«Поди ты сладь с человеком! Не верит в бога, а верит, что если почешется переносье, но непременно умрет; пропустит мимо создание поэта, ясное как день, а бросится именно на то, где какой-нибудь удалец напугает, наплетет, изломает, выворотит природу…»
«…Много совершилось в мире заблуждений, которых бы, казалось, теперь не сделал и ребенок. Какие искривленные, глухие, узкие, непроходимые, заносящие далеко в сторону дороги, избрало человечество, стремясь достигнуть вечной истины, тогда как перед ним весь был открыт прямой путь, подобный пути, ведущему к великолепной храмине, назначенной царю в чертоги. Всех других путей шире и роскошнее он, озаренный солнцем и освещенный всю ночь огнями; но мимо его в глухой темноте текли люди. И сколько раз, уже наведенные нисходившим с небес смыслом, они и тут умели отшатнуться и сбиться в сторону, умели среди бела дня попасть вновь в непроходимые захолустья, умели напустить вновь слепой туман друг другу в очи и, влачась вслед за болотными огнями, умели-таки добраться до пропасти, чтобы потом с ужасом спросить друг друга, где выход, где дорога? Видит теперь все ясно текущее поколение, дивиться заблуждениями, смеется над неразумением своих предков… но… начинает ряд новых заблуждений, над которыми также посмеются потомки».
Уездное захолустье преображается в захолустье мировое, нелепые блуждания обалдевших чиновников делаются блужданиями всего человечества. Нас вводят в царство некоей космической глупости и вздора, человек живет в мареве, в диком бреду.
Изображение захолустья венчается бессмысленной смертью прокурора, который, набравшись слухов, стал думать, думать и вдруг помер ни с того, ни с другого. На его похоронах сослуживцы были заняты житейскими разговорами, а дамы делали предположения о фестончиках и нашивочках. Да по правде про несчастного прокурора и сказать что-нибудь путное затруднительно: «если разобрать хорошенько дело, так на проверку у него всего только и было, что густые брови». Нелепая смерть прокурора и его похороны — заключительный символ пустого, мертвого, нелепого города.
Все двойное в поэме. Крайний натурализм сочетается с символизмом. Гоголь не брезгует никакими житейскими подробностями, никаким обиходом: фигуры, обведены со скульптурной выразительностью. Да, это — натура. Но эта натура символична во всех своих подробностях.

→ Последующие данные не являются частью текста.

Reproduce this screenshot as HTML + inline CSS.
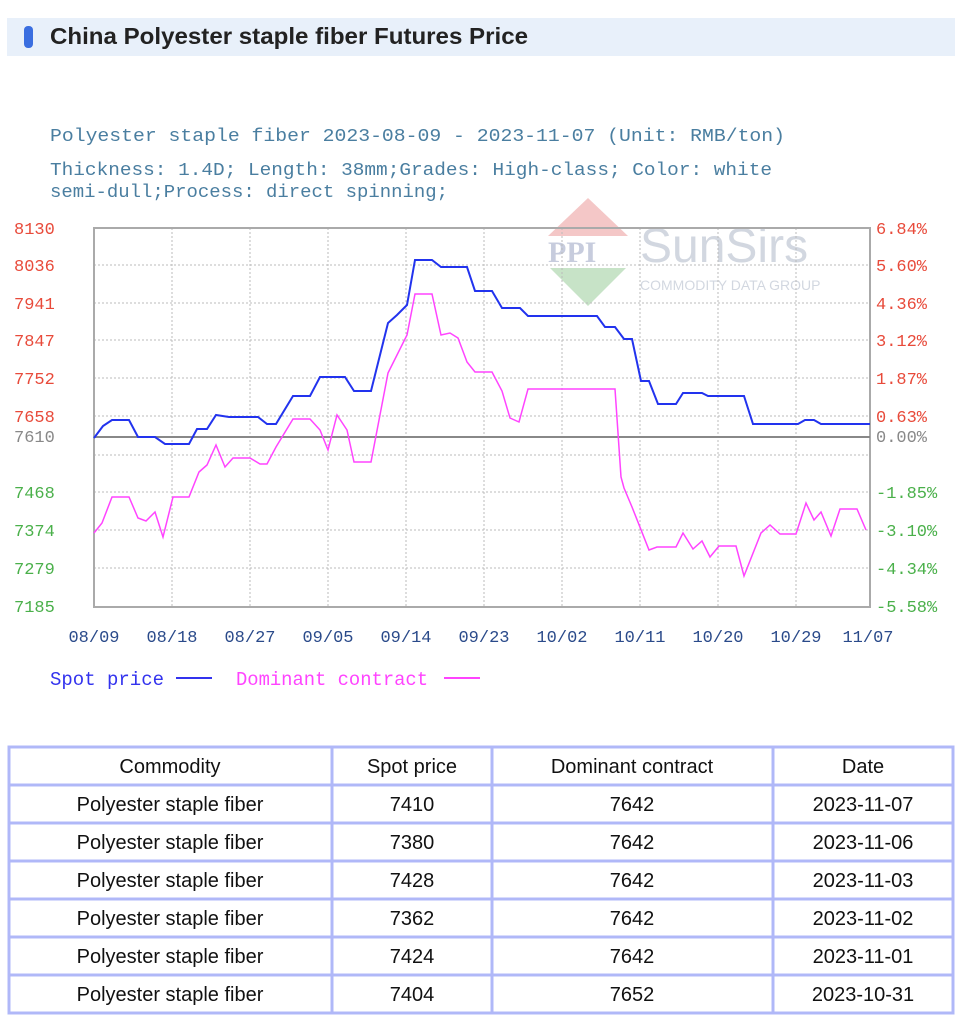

У Гоголя они неспроста, они имеют свой символический смысл: недаром писатель трудился над первым томом поэмы целых семь лет. У Гоголя надо учиться необыкновенной экономии в средствах и глубокой осмысленностью каждой детали.
Все двойное в поэме. Безжизненные, окаменевшие души. Но в каждом пусть еле-еле, но все же теплится что-то человечье: о Чичикове говорилось. Собакевич — кулак, сквалыга, но он не любит выдавать, с кем имеет дело, не говорит лишнего. Манилов обходителен, нежен; Петух — добр; Ноздрев — подвижен, общителен, генерал Бетрищев плачет, слушая, как русский народ защищал в двенадцатом году свою землю, Хлобуев сознает, что ведет беспутную жизнь, кается; даже у Плюшкина мелькает какое-то бледное отражение чувства, когда ему вспоминается школа с приятелями. «Потрясающая тина мелочей», раздробленные характеры, презренная, животная жизнь, но и ее как-будто готово озарить высокое, духовное, поруганное, оттесненное на задворки.
На гоголевском паноптикуме следует еще остановиться. Фигуры, собранные в этот паноптикум, действительно, жутки в своей мертвенности.
В. Розанов писал о них:
«У всех этих фигур мысли не продолжаются, впечатления не связываются, но все они стоят неподвижно, с чертами докуда их довел автор, и не растут далее ни внутри себя, ни в душе читателя, на которого ложится впечатление… Отсюда — неизгладимость этого впечатления: оно не закрывается, не зарастает, потому, что тут нечему зарасти».
«На этой картине совершенно нет живых лиц: это крошечные восковые фигурки, но все они делают так искусно свои гримасы, что мы долго подозревали, уж не шевелятся ли они. Но они неподвижны».[22]